=== WHAT YOU HAVE TO DO ===
Exactly repeat the material, dropping only the pictures.

=== RECORDED DATA ===
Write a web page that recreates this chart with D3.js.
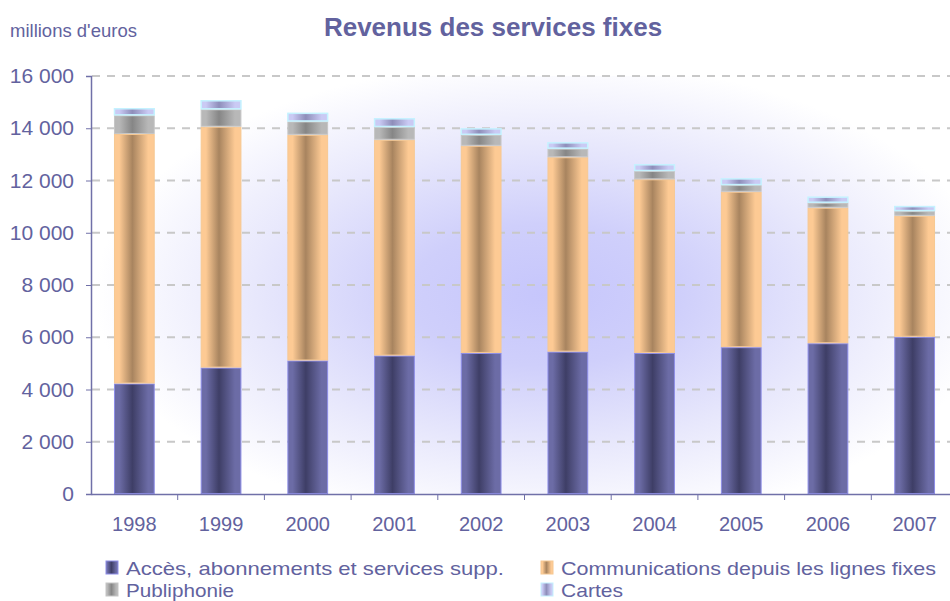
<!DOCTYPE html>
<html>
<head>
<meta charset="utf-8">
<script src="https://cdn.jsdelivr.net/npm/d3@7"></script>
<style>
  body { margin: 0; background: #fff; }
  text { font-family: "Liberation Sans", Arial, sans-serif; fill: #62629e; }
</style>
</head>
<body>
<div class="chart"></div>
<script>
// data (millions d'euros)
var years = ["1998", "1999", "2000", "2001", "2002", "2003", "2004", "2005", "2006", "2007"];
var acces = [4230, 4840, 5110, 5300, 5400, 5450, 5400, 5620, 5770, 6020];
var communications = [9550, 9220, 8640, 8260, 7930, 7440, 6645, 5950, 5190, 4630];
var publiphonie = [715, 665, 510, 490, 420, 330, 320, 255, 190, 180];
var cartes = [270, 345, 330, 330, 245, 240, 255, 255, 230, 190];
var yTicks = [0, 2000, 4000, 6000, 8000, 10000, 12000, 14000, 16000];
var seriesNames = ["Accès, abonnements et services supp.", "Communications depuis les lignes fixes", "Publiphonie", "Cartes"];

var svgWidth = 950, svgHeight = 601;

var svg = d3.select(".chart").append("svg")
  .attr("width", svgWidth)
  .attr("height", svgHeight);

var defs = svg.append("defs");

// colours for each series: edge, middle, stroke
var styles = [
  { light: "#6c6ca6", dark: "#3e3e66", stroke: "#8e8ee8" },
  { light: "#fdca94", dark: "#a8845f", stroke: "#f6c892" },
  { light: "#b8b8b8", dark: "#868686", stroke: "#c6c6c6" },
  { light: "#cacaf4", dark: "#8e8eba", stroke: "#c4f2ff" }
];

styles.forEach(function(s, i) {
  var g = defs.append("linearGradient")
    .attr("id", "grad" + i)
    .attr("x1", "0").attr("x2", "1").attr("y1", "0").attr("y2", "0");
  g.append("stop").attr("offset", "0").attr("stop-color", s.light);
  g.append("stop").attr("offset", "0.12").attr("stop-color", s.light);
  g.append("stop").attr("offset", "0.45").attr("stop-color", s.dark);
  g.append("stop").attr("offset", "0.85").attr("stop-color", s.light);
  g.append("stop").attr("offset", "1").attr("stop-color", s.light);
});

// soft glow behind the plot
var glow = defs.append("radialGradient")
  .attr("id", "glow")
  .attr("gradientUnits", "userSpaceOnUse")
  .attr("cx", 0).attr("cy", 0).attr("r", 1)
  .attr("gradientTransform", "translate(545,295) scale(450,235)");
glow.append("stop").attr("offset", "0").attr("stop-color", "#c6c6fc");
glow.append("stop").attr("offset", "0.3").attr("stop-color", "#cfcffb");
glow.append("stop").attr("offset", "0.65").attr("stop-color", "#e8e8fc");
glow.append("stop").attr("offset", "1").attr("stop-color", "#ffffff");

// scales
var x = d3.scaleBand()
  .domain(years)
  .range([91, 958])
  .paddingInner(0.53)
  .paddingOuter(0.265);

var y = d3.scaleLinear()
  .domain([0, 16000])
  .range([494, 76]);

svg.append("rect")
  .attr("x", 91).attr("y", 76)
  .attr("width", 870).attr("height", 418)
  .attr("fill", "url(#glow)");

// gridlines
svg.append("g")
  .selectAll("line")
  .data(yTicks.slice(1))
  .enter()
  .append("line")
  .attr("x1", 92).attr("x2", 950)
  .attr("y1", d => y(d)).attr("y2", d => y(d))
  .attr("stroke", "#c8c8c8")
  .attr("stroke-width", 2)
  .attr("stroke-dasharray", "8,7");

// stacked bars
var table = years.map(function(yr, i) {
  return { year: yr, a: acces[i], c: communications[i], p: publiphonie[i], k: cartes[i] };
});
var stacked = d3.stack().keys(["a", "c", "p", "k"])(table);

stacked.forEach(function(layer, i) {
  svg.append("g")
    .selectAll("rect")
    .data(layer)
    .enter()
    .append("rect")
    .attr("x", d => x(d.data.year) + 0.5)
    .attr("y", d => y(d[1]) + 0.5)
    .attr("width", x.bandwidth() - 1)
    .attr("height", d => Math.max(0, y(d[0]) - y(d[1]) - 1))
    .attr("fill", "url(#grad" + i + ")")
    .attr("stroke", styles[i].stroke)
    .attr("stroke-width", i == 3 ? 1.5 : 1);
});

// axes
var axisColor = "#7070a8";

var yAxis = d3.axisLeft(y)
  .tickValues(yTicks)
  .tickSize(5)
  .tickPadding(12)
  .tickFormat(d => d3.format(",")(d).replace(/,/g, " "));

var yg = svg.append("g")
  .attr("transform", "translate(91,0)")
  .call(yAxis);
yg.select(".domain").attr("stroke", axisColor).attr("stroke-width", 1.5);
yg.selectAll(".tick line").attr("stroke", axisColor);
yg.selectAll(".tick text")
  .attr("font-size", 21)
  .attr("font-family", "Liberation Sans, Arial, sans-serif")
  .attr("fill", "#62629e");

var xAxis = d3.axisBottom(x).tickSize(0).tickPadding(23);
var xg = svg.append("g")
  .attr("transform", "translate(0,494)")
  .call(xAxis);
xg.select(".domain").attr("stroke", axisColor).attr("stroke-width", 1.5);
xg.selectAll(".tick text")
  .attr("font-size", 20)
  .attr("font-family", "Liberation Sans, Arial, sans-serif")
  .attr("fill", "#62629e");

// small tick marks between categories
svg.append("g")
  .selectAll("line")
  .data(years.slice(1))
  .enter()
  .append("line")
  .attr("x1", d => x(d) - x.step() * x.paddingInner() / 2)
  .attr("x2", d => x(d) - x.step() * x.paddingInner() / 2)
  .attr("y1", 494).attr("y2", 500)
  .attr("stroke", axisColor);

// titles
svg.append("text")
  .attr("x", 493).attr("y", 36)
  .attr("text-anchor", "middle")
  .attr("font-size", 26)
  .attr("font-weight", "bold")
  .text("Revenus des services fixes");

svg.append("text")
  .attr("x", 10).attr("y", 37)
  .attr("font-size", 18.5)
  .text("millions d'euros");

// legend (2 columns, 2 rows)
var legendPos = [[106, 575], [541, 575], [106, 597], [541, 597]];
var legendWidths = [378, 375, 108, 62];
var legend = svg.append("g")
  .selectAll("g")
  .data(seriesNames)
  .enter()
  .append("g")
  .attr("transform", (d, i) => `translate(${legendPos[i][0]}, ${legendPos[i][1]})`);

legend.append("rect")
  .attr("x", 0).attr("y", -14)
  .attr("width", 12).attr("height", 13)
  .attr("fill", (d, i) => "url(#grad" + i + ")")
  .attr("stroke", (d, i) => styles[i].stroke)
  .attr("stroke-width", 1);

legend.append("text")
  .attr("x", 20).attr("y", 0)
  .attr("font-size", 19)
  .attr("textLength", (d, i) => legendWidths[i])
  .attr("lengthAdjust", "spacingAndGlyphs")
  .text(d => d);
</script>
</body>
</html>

=== ANSWER TO THIS TASK ===
Write a web page that recreates this chart with D3.js.
<!DOCTYPE html>
<html>
<head>
<meta charset="utf-8">
<script src="https://cdn.jsdelivr.net/npm/d3@7"></script>
<style>
  body { margin: 0; background: #fff; }
  text { font-family: "Liberation Sans", Arial, sans-serif; fill: #62629e; }
</style>
</head>
<body>
<div class="chart"></div>
<script>
// data (millions d'euros)
var years = ["1998", "1999", "2000", "2001", "2002", "2003", "2004", "2005", "2006", "2007"];
var acces = [4230, 4840, 5110, 5300, 5400, 5450, 5400, 5620, 5770, 6020];
var communications = [9550, 9220, 8640, 8260, 7930, 7440, 6645, 5950, 5190, 4630];
var publiphonie = [715, 665, 510, 490, 420, 330, 320, 255, 190, 180];
var cartes = [270, 345, 330, 330, 245, 240, 255, 255, 230, 190];
var yTicks = [0, 2000, 4000, 6000, 8000, 10000, 12000, 14000, 16000];
var seriesNames = ["Accès, abonnements et services supp.", "Communications depuis les lignes fixes", "Publiphonie", "Cartes"];

var svgWidth = 950, svgHeight = 601;

var svg = d3.select(".chart").append("svg")
  .attr("width", svgWidth)
  .attr("height", svgHeight);

var defs = svg.append("defs");

// colours for each series: edge, middle, stroke
var styles = [
  { light: "#6c6ca6", dark: "#3e3e66", stroke: "#8e8ee8" },
  { light: "#fdca94", dark: "#a8845f", stroke: "#f6c892" },
  { light: "#b8b8b8", dark: "#868686", stroke: "#c6c6c6" },
  { light: "#cacaf4", dark: "#8e8eba", stroke: "#c4f2ff" }
];

styles.forEach(function(s, i) {
  var g = defs.append("linearGradient")
    .attr("id", "grad" + i)
    .attr("x1", "0").attr("x2", "1").attr("y1", "0").attr("y2", "0");
  g.append("stop").attr("offset", "0").attr("stop-color", s.light);
  g.append("stop").attr("offset", "0.12").attr("stop-color", s.light);
  g.append("stop").attr("offset", "0.45").attr("stop-color", s.dark);
  g.append("stop").attr("offset", "0.85").attr("stop-color", s.light);
  g.append("stop").attr("offset", "1").attr("stop-color", s.light);
});

// soft glow behind the plot
var glow = defs.append("radialGradient")
  .attr("id", "glow")
  .attr("gradientUnits", "userSpaceOnUse")
  .attr("cx", 0).attr("cy", 0).attr("r", 1)
  .attr("gradientTransform", "translate(545,295) scale(450,235)");
glow.append("stop").attr("offset", "0").attr("stop-color", "#c6c6fc");
glow.append("stop").attr("offset", "0.3").attr("stop-color", "#cfcffb");
glow.append("stop").attr("offset", "0.65").attr("stop-color", "#e8e8fc");
glow.append("stop").attr("offset", "1").attr("stop-color", "#ffffff");

// scales
var x = d3.scaleBand()
  .domain(years)
  .range([91, 958])
  .paddingInner(0.53)
  .paddingOuter(0.265);

var y = d3.scaleLinear()
  .domain([0, 16000])
  .range([494, 76]);

svg.append("rect")
  .attr("x", 91).attr("y", 76)
  .attr("width", 870).attr("height", 418)
  .attr("fill", "url(#glow)");

// gridlines
svg.append("g")
  .selectAll("line")
  .data(yTicks.slice(1))
  .enter()
  .append("line")
  .attr("x1", 92).attr("x2", 950)
  .attr("y1", d => y(d)).attr("y2", d => y(d))
  .attr("stroke", "#c8c8c8")
  .attr("stroke-width", 2)
  .attr("stroke-dasharray", "8,7");

// stacked bars
var table = years.map(function(yr, i) {
  return { year: yr, a: acces[i], c: communications[i], p: publiphonie[i], k: cartes[i] };
});
var stacked = d3.stack().keys(["a", "c", "p", "k"])(table);

stacked.forEach(function(layer, i) {
  svg.append("g")
    .selectAll("rect")
    .data(layer)
    .enter()
    .append("rect")
    .attr("x", d => x(d.data.year) + 0.5)
    .attr("y", d => y(d[1]) + 0.5)
    .attr("width", x.bandwidth() - 1)
    .attr("height", d => Math.max(0, y(d[0]) - y(d[1]) - 1))
    .attr("fill", "url(#grad" + i + ")")
    .attr("stroke", styles[i].stroke)
    .attr("stroke-width", i == 3 ? 1.5 : 1);
});

// axes
var axisColor = "#7070a8";

var yAxis = d3.axisLeft(y)
  .tickValues(yTicks)
  .tickSize(5)
  .tickPadding(12)
  .tickFormat(d => d3.format(",")(d).replace(/,/g, " "));

var yg = svg.append("g")
  .attr("transform", "translate(91,0)")
  .call(yAxis);
yg.select(".domain").attr("stroke", axisColor).attr("stroke-width", 1.5);
yg.selectAll(".tick line").attr("stroke", axisColor);
yg.selectAll(".tick text")
  .attr("font-size", 21)
  .attr("font-family", "Liberation Sans, Arial, sans-serif")
  .attr("fill", "#62629e");

var xAxis = d3.axisBottom(x).tickSize(0).tickPadding(23);
var xg = svg.append("g")
  .attr("transform", "translate(0,494)")
  .call(xAxis);
xg.select(".domain").attr("stroke", axisColor).attr("stroke-width", 1.5);
xg.selectAll(".tick text")
  .attr("font-size", 20)
  .attr("font-family", "Liberation Sans, Arial, sans-serif")
  .attr("fill", "#62629e");

// small tick marks between categories
svg.append("g")
  .selectAll("line")
  .data(years.slice(1))
  .enter()
  .append("line")
  .attr("x1", d => x(d) - x.step() * x.paddingInner() / 2)
  .attr("x2", d => x(d) - x.step() * x.paddingInner() / 2)
  .attr("y1", 494).attr("y2", 500)
  .attr("stroke", axisColor);

// titles
svg.append("text")
  .attr("x", 493).attr("y", 36)
  .attr("text-anchor", "middle")
  .attr("font-size", 26)
  .attr("font-weight", "bold")
  .text("Revenus des services fixes");

svg.append("text")
  .attr("x", 10).attr("y", 37)
  .attr("font-size", 18.5)
  .text("millions d'euros");

// legend (2 columns, 2 rows)
var legendPos = [[106, 575], [541, 575], [106, 597], [541, 597]];
var legendWidths = [378, 375, 108, 62];
var legend = svg.append("g")
  .selectAll("g")
  .data(seriesNames)
  .enter()
  .append("g")
  .attr("transform", (d, i) => `translate(${legendPos[i][0]}, ${legendPos[i][1]})`);

legend.append("rect")
  .attr("x", 0).attr("y", -14)
  .attr("width", 12).attr("height", 13)
  .attr("fill", (d, i) => "url(#grad" + i + ")")
  .attr("stroke", (d, i) => styles[i].stroke)
  .attr("stroke-width", 1);

legend.append("text")
  .attr("x", 20).attr("y", 0)
  .attr("font-size", 19)
  .attr("textLength", (d, i) => legendWidths[i])
  .attr("lengthAdjust", "spacingAndGlyphs")
  .text(d => d);
</script>
</body>
</html>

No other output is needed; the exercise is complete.